The connection between bees, honey, and the rhythms of Lithuanian life ran through everything. The agricultural calendar was organized partly around what was blooming. The spiritual calendar included prayers for the bees before the season began and gratitude after the harvest. This was not decoration. It was how the culture understood itself.
The journey to Massachusetts
I immigrated to the United States as an adult, built a life here with my husband Tom, raised our children Will and Kristina, ran a pizza shop. The beekeeping knowledge I had from my father stayed with me, but it wasn't something I was acting on.
Then a cranberry grower in South Coast Massachusetts needed someone to help manage a hive. One hive became two, then four. What had been a memory became a practice again. The bees in those cranberry bogs didn't know they were part of a Lithuanian story. But I did.
What I found, returning to beekeeping in a different country with different plants and a different landscape, is that the fundamentals of the relationship don't change. Paying attention. Respecting what the bees know. Not forcing the hive to be something it isn't. Harvesting what can be shared without taking what the colony needs to survive.
Those are the things my father taught me. They come from somewhere much older than him.

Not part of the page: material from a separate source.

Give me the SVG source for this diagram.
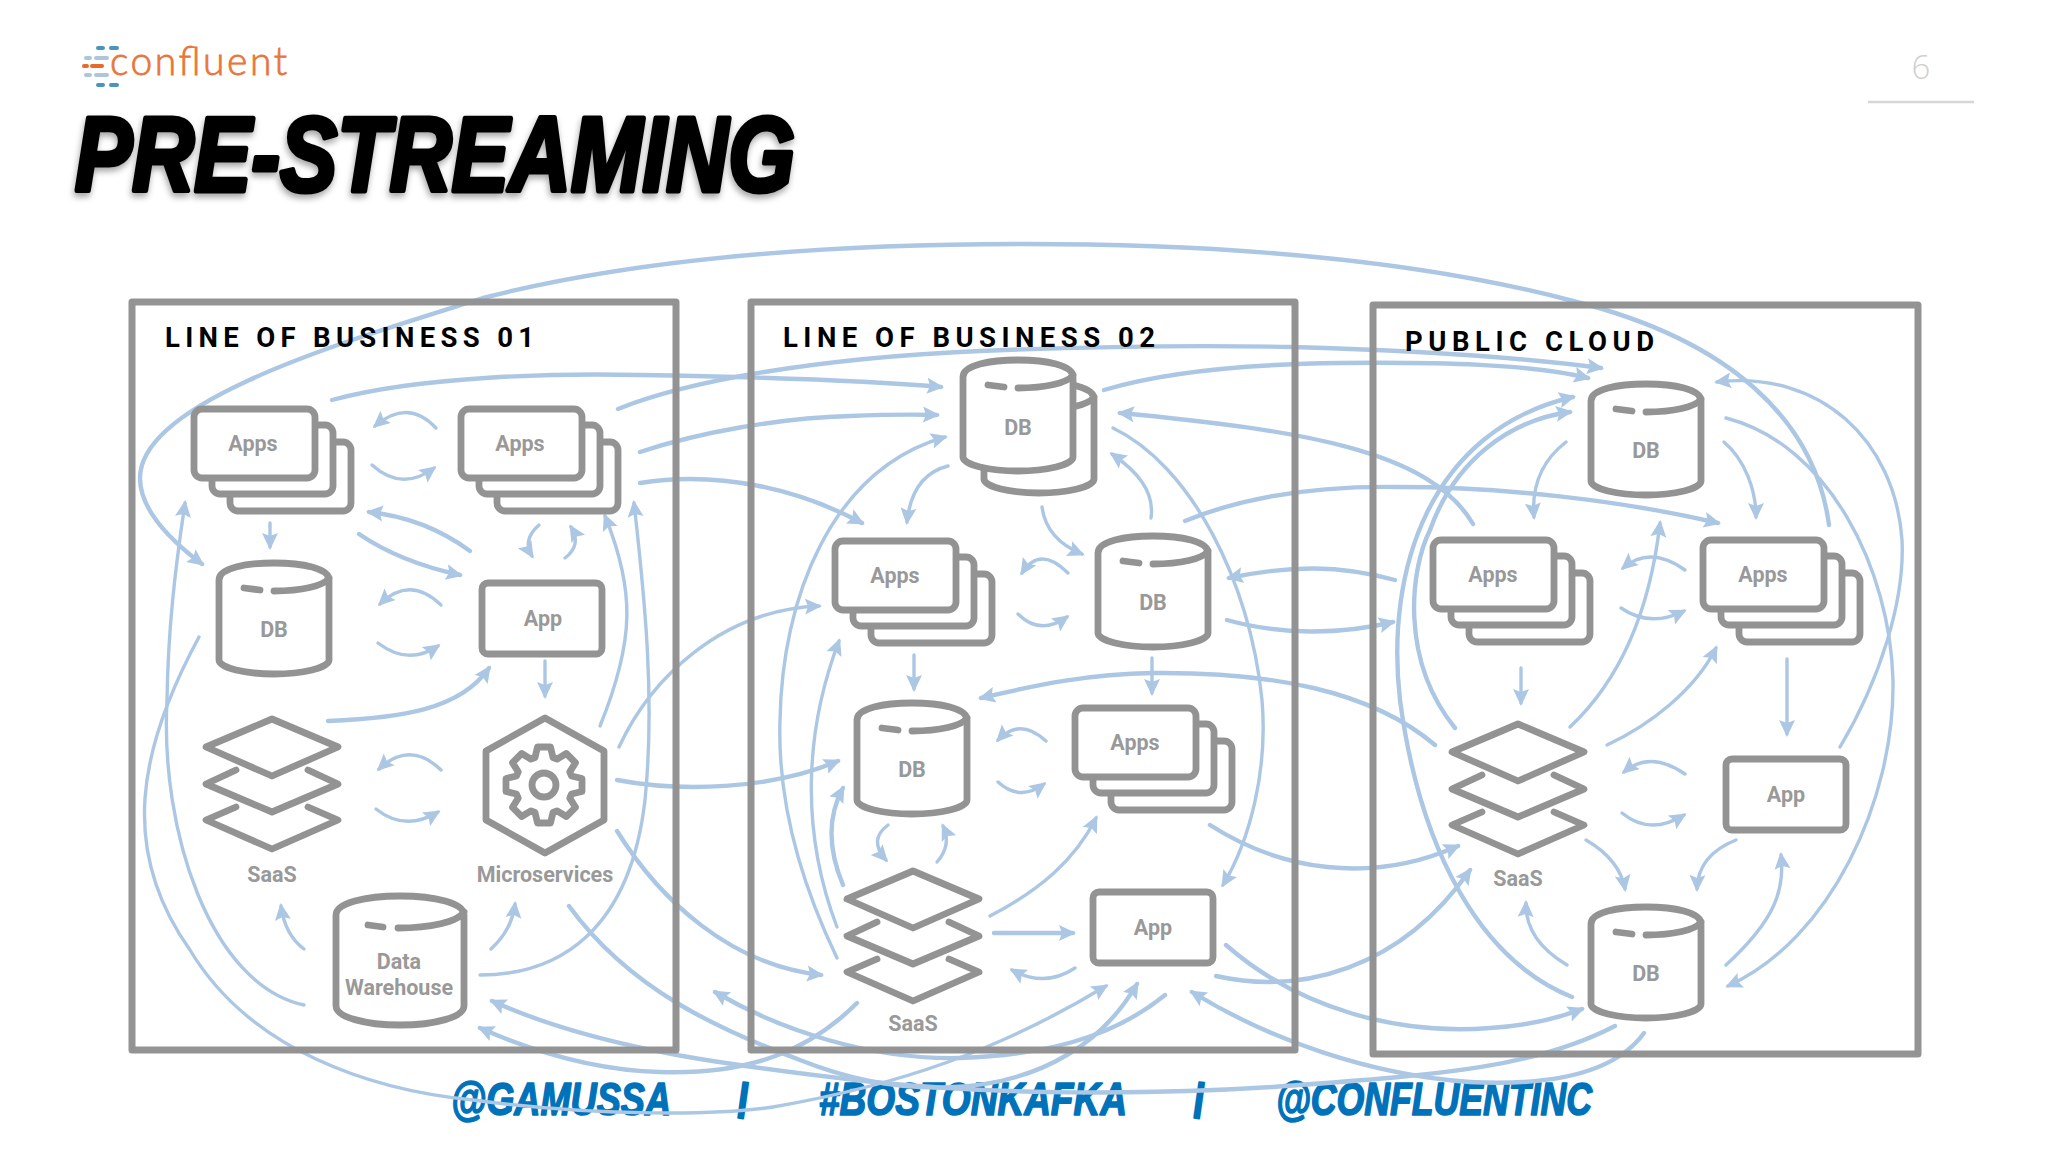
<svg xmlns="http://www.w3.org/2000/svg" xmlns:xlink="http://www.w3.org/1999/xlink" width="2048" height="1152" viewBox="0 0 2048 1152">
<style>
.box{fill:none;stroke:#939393;stroke-width:7;stroke-linejoin:round}
.n{fill:#fff;stroke:#939393;stroke-width:6.8;stroke-linejoin:round;stroke-linecap:round}
.o{fill:none;stroke:#939393;stroke-width:6.8;stroke-linejoin:round;stroke-linecap:round}
.lb{font-family:Roboto,"Liberation Sans",sans-serif;font-weight:700;font-size:21.5px;fill:#999;text-anchor:middle}
.sec{font-family:Roboto,"Liberation Sans",Arial,sans-serif;font-weight:700;font-size:27.5px;fill:#000}
.ft{font-family:"Liberation Sans",Arial,sans-serif;font-weight:700;font-style:italic;font-size:46px;fill:#0072ba;stroke:#0072ba;stroke-width:1.6;stroke-linejoin:round}
.bar{font-family:"Liberation Sans",Arial,sans-serif;font-weight:700;font-size:38px;fill:#0072ba;stroke:#0072ba;stroke-width:2;stroke-linejoin:round}
.tt{font-family:"Liberation Sans",Arial,sans-serif;font-weight:700;font-style:italic;font-size:106px;fill:#000;stroke:#000;stroke-width:5;stroke-linejoin:round;filter:url(#sh)}
#connectors path{fill:none;stroke:#acc7e4;stroke-width:3.4;stroke-linecap:round;marker-end:url(#ah)}
#connectors path.t{stroke-width:4.4}
</style>
<defs>
<filter id="sh" x="-5%" y="-20%" width="110%" height="150%"><feDropShadow dx="-1" dy="4" stdDeviation="3" flood-color="#000" flood-opacity=".35"/></filter>
<marker id="ah" markerUnits="userSpaceOnUse" markerWidth="19" markerHeight="19" refX="14" refY="9.5" orient="auto"><path d="M0,1.5 L17,9.5 L0,17.5 L3,9.5 Z" fill="#acc7e4"/></marker>
<g id="stack">
<rect class="n" x="39" y="36" width="121" height="69" rx="8"/>
<rect class="n" x="21" y="19" width="121" height="69" rx="8"/>
<rect class="n" x="3" y="3" width="121" height="69" rx="8"/>
</g>
<g id="db">
<path class="n" d="M3,20 C3,8 30,3 58,3 C86,3 113,8 113,20 V100 C113,108 86,114 58,114 C30,114 3,108 3,100 Z"/>
<path class="o" d="M28,28 L44,30 M58,31 C85,31 108,26 113,18"/>
</g>
<g id="saas">
<path class="n" d="M0,4 L66,32 L0,61 L-66,32 Z"/>
<path class="o" d="M-36,55 L-66,69 L0,97 L66,69 L36,55"/>
<path class="o" d="M-36,92 L-66,105 L0,134 L66,105 L36,92"/>
</g>
</defs>

<g id="logo">
<g fill="none" stroke-width="4" stroke-linecap="round">
<path stroke="#4b95bd" d="M98,48 H103 M111,48 H117 M98,85 H103 M111,85 H117"/>
<path stroke="#aec6dc" d="M86,58 H90 M96,58 H107 M86,75 H90 M96,75 H107"/>
<path stroke="#e8692c" d="M84,66 H87 M92,66 H102"/>
</g>
<text x="110" y="75" font-family="Lato,'Open Sans',sans-serif" font-weight="300" font-size="39" fill="#e8763a" stroke="#e8763a" stroke-width=".8" textLength="177">confluent</text>
</g>
<g id="page-number">
<text x="1921" y="79" font-family="'Open Sans',Roboto,sans-serif" font-weight="300" font-size="33" fill="#cfcfcf" text-anchor="middle">6</text>
<path d="M1868,102 H1974" stroke="#d6d6d6" stroke-width="2.5" fill="none"/>
</g>
<text class="tt" x="75" y="191" textLength="720" lengthAdjust="spacingAndGlyphs">PRE-STREAMING</text>

<g id="footer">
<text class="ft" x="451" y="1115" textLength="220" lengthAdjust="spacingAndGlyphs">@GAMUSSA</text>
<text class="bar" x="738" y="1110" transform="rotate(8 745 1098)">|</text>
<text class="ft" x="819" y="1115" textLength="308" lengthAdjust="spacingAndGlyphs">#BOSTONKAFKA</text>
<text class="bar" x="1194" y="1110" transform="rotate(8 1201 1098)">|</text>
<text class="ft" x="1276" y="1115" textLength="316" lengthAdjust="spacingAndGlyphs">@CONFLUENTINC</text>
</g>

<g id="connectors">
<path class="t" d="M1829,525 C1815,420 1730,340 1573,301 C1400,255 1200,244 1024,244 C850,244 650,255 483,298 C350,340 140,400 140,478 C140,510 170,540 202,564"/>
<path class="t" d="M332,400 C420,376 560,373 640,375 C760,377 860,380 941,387"/>
<path class="t" d="M618,409 C690,380 820,358 980,351 Q1150,344 1292,347 Q1480,352 1601,368"/>
<path class="t" d="M1104,390 C1170,370 1260,364 1340,363 C1440,362 1530,364 1588,378"/>
<path class="t" d="M640,452 C700,432 780,418 850,416 Q900,414 937,415"/>
<path class="t" d="M640,483 C720,470 800,490 862,523"/>
<path d="M837,958 C790,860 778,780 780,720 C782,600 830,470 945,437"/>
<path d="M837,927 C800,830 805,730 839,641"/>
<path class="t" d="M843,885 Q820,830 843,788"/>
<path d="M619,747 C650,680 720,610 819,606"/>
<path d="M480,975 C560,975 630,930 645,800 C655,700 645,600 634,503"/>
<path d="M600,726 C635,640 635,590 605,516"/>
<path class="t" d="M617,780 C680,792 770,790 838,761"/>
<path class="t" d="M617,831 C660,900 730,965 821,975"/>
<path class="t" d="M569,906 C630,990 720,1030 800,1060 C900,1100 1000,1095 1067,1055 Q1110,1030 1137,984"/>
<path class="t" d="M1615,1026 C1530,1070 1430,1075 1273,1087 C1150,1095 1000,1095 873,1082 C740,1067 600,1050 492,1001"/>
<path class="t" d="M1165,995 C1110,1040 1040,1055 960,1058 C870,1060 780,1030 715,992"/>
<path class="t" d="M1644,1033 C1610,1080 1530,1085 1470,1082 C1370,1075 1270,1040 1192,992"/>
<path class="t" d="M857,1003 C810,1050 750,1075 660,1072 C590,1070 530,1050 480,1028"/>
<path d="M199,637 C138,750 119,850 190,950 C250,1050 370,1090 473,1100 C600,1117 720,1115 773,1107 C900,1085 1000,1050 1106,986"/>
<path d="M304,1005 C210,985 160,830 167,700 C168,630 175,570 185,503"/>
<path class="t" d="M1226,945 C1300,1010 1400,1035 1490,1028 Q1540,1025 1582,1009"/>
<path class="t" d="M1216,976 C1300,995 1400,970 1470,870"/>
<path class="t" d="M1210,825 C1280,870 1370,885 1458,846"/>
<path class="t" d="M1435,745 C1370,690 1270,672 1153,673 C1090,674 1040,684 981,698"/>
<path d="M1113,428 C1190,465 1250,580 1262,700 C1268,770 1250,840 1223,885"/>
<path class="t" d="M1473,524 C1430,450 1300,430 1120,413"/>
<path class="t" d="M1185,521 C1260,490 1340,486 1400,487 C1500,487 1620,500 1718,523"/>
<path class="t" d="M1395,580 C1340,565 1290,565 1229,578"/>
<path class="t" d="M1227,620 C1280,635 1340,635 1393,622"/>
<path class="t" d="M1572,997 C1480,960 1420,850 1400,700 C1385,570 1430,430 1573,397"/>
<path class="t" d="M1455,728 C1400,660 1410,570 1430,530 C1455,460 1510,420 1570,412"/>
<path d="M1726,418 C1830,445 1890,570 1893,680 C1895,800 1830,940 1728,986"/>
<path d="M1840,747 C1880,680 1905,600 1902,540 C1895,440 1820,370 1717,382"/>
<path d="M1570,727 C1620,680 1650,610 1660,523"/>
<path d="M1607,745 C1650,725 1695,690 1716,648"/>
<path d="M1724,442 C1745,460 1756,490 1756,517"/>
<path d="M436,428 Q408,398 375,426"/>
<path d="M372,465 Q402,492 434,468"/>
<path d="M270,523 V547"/>
<path class="t" d="M470,551 Q425,518 369,512"/>
<path class="t" d="M359,534 Q400,562 460,575"/>
<path d="M539,525 Q522,540 532,556"/>
<path d="M565,558 Q582,545 571,527"/>
<path d="M441,605 Q410,575 380,604"/>
<path d="M378,643 Q408,666 438,646"/>
<path class="t" d="M328,721 C400,718 460,710 489,668"/>
<path d="M545,661 V696"/>
<path d="M441,770 Q410,740 379,769"/>
<path d="M376,809 Q405,832 438,812"/>
<path d="M304,949 Q285,935 281,906"/>
<path d="M491,949 Q512,930 515,904"/>
<path d="M888,825 Q868,840 886,860"/>
<path d="M937,862 Q952,845 943,826"/>
<path d="M914,655 V689"/>
<path d="M948,466 Q912,475 907,522"/>
<path d="M1068,573 Q1040,545 1022,573"/>
<path d="M1018,614 Q1040,636 1067,617"/>
<path d="M1046,741 Q1020,717 998,740"/>
<path d="M998,782 Q1020,802 1044,784"/>
<path d="M1042,507 C1045,530 1060,545 1082,554"/>
<path d="M1151,518 C1155,490 1135,470 1112,454"/>
<path d="M1152,658 V693"/>
<path class="t" d="M994,933 H1073"/>
<path d="M990,916 C1040,890 1075,860 1096,818"/>
<path d="M1075,968 Q1045,988 1012,970"/>
<path d="M1566,442 Q1530,470 1534,517"/>
<path d="M1521,668 V703"/>
<path d="M1685,570 Q1650,545 1623,568"/>
<path d="M1621,608 Q1650,628 1684,611"/>
<path d="M1787,659 V734"/>
<path d="M1685,774 Q1650,750 1624,772"/>
<path d="M1622,813 Q1650,836 1684,815"/>
<path d="M1586,840 Q1620,860 1625,889"/>
<path d="M1736,840 Q1698,855 1697,889"/>
<path d="M1726,965 C1775,920 1785,890 1781,855"/>
<path d="M1567,965 Q1525,940 1526,903"/>
</g>

<g id="lob1">
<rect class="box" x="132" y="302" width="544" height="748"/>
<text class="sec" x="165" y="347" textLength="369">LINE OF BUSINESS 01</text>
</g>
<g id="lob2">
<rect class="box" x="751" y="302" width="544" height="748"/>
<text class="sec" x="783" y="347" textLength="372">LINE OF BUSINESS 02</text>
</g>
<g id="cloud">
<rect class="box" x="1373" y="305" width="545" height="749"/>
<text class="sec" x="1405" y="351" textLength="249">PUBLIC CLOUD</text>
</g>

<g id="l1-apps1"><use href="#stack" x="191" y="406"/><text class="lb" x="253" y="451">Apps</text></g>
<g id="l1-apps2"><use href="#stack" x="458" y="406"/><text class="lb" x="520" y="451">Apps</text></g>
<g id="l1-db"><use href="#db" x="216" y="560"/><text class="lb" x="274" y="637">DB</text></g>
<g id="l1-app"><rect class="n" x="482" y="583" width="120" height="71" rx="6"/><text class="lb" x="543" y="626">App</text></g>
<g id="l1-saas"><use href="#saas" x="272" y="715"/><text class="lb" x="272" y="882">SaaS</text></g>
<g id="l1-micro">
<path class="n" d="M545,718 L604,751 V820 L545,853 L486,820 V751 Z"/>
<path class="o" d="M535,757.5 L537.5,747 H550.5 L553,757.5 L557.1,759.2 L566.3,753.5 L575.5,762.7 L569.8,771.9 L571.5,776 L582,778.5 V791.5 L571.5,794 L569.8,798.1 L575.5,807.3 L566.3,816.5 L557.1,810.8 L553,812.5 L550.5,823 H537.5 L535,812.5 L530.9,810.8 L521.7,816.5 L512.5,807.3 L518.2,798.1 L516.5,794 L506,791.5 V778.5 L516.5,776 L518.2,771.9 L512.5,762.7 L521.7,753.5 L530.9,759.2 Z"/>
<circle class="o" cx="544" cy="785" r="12"/>
<text class="lb" x="545" y="882">Microservices</text>
</g>
<g id="l1-dw">
<path class="n" d="M336,915 C336,903 365,896 400,896 C435,896 464,903 464,915 V1006 C464,1017 435,1025 400,1025 C365,1025 336,1017 336,1006 Z"/>
<path class="o" d="M368,925 L383,927 M398,928 C430,928 458,922 464,912"/>
<text class="lb" x="399" y="969">Data</text><text class="lb" x="399" y="995">Warehouse</text>
</g>

<g id="l2-db1"><use href="#db" x="981" y="379"/><use href="#db" x="960" y="357"/><text class="lb" x="1018" y="435">DB</text></g>
<g id="l2-apps1"><use href="#stack" x="832" y="538"/><text class="lb" x="895" y="583">Apps</text></g>
<g id="l2-db2"><use href="#db" x="1095" y="533"/><text class="lb" x="1153" y="610">DB</text></g>
<g id="l2-db3"><use href="#db" x="854" y="700"/><text class="lb" x="912" y="777">DB</text></g>
<g id="l2-apps2"><use href="#stack" x="1072" y="705"/><text class="lb" x="1135" y="750">Apps</text></g>
<g id="l2-saas"><use href="#saas" x="913" y="867"/><text class="lb" x="913" y="1031">SaaS</text></g>
<g id="l2-app"><rect class="n" x="1093" y="892" width="120" height="71" rx="6"/><text class="lb" x="1153" y="935">App</text></g>

<g id="c-db1"><use href="#db" x="1588" y="381"/><text class="lb" x="1646" y="458">DB</text></g>
<g id="c-apps1"><use href="#stack" x="1430" y="537"/><text class="lb" x="1493" y="582">Apps</text></g>
<g id="c-apps2"><use href="#stack" x="1700" y="537"/><text class="lb" x="1763" y="582">Apps</text></g>
<g id="c-saas"><use href="#saas" x="1518" y="720"/><text class="lb" x="1518" y="886">SaaS</text></g>
<g id="c-app"><rect class="n" x="1726" y="759" width="120" height="71" rx="6"/><text class="lb" x="1786" y="802">App</text></g>
<g id="c-db2"><use href="#db" x="1588" y="904"/><text class="lb" x="1646" y="981">DB</text></g>
</svg>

Why this matters for the honey in the jar
The honey Nettie's Bees sells comes from hives managed by local beekeepers we know personally. It's raw, minimally processed, and traceable to a specific landscape. That's not a marketing claim, it's the only kind of honey that makes sense within the tradition I was raised in.
When you understand that honey in Lithuania was never just a commodity, that it was bound up with a spiritual relationship between the beekeeper, the bees, and the land, you understand why selling anything less than that feels like a betrayal of something.
This business is a continuation. Not nostalgia. Not branding. A continuation.
Frequently asked questions
Does Lithuania have a beekeeping tradition?
Yes, and one of the oldest in Europe. Lithuanian beekeeping traditions date back thousands of years and were added to UNESCO's Representative List of Intangible Cultural Heritage in 2021. The tradition includes a unique forest beekeeping practice, deep integration with Baltic mythology and spiritual life, and a continuous oral transmission of knowledge across generations.
What is tree beekeeping?
Tree beekeeping, or forest beekeeping (medžioklinis bitininkavimas in Lithuanian), is an ancient Baltic practice of managing wild bee colonies in living forest trees. Beekeepers would find wild colonies, carve out the interior of the tree to make it more habitable, mark the tree as theirs, and return season after season to harvest honey without moving the colony from its forest home. The practice required specialized knowledge and tools passed down within families.
What is the significance of bees in Baltic mythology?
The bee held sacred status in Baltic religious tradition. Austeja, the bee goddess, was one of the most important deities in the Baltic pantheon, associated with bees, the household, marriage, and family life. Bees were believed to carry messages between the living and the dead. Harming a hive without cause was considered a serious transgression. Beekeeping was understood as a spiritual relationship, not just an agricultural practice.
Is Lithuanian honey known for its quality?
Lithuania has a strong reputation within European honey culture for traditional production methods and high-quality regional varieties. Linden honey from Lithuanian lime trees is particularly prized. The country's beekeeping culture emphasizes small-scale, relationship-based production rather than industrial scale.
Was Lithuania added to UNESCO for beekeeping?
Yes. In 2021, the "Beekeeping traditions of Aukštaitija" (the northern Lithuanian region) were inscribed on UNESCO's Representative List of Intangible Cultural Heritage of Humanity. The recognition acknowledged that Lithuanian beekeeping knowledge represents a living tradition of global significance.
What traditional honey products come from Lithuania?
Midus (Lithuanian mead, fermented honey wine) has been produced in the Baltic region for at least 3,000 years. Linden honey, buckwheat honey, and wildflower honeys are traditional Lithuanian varieties. Honey bread (medus pyragai) and other honey-containing foods are traditional across Lithuanian cuisine.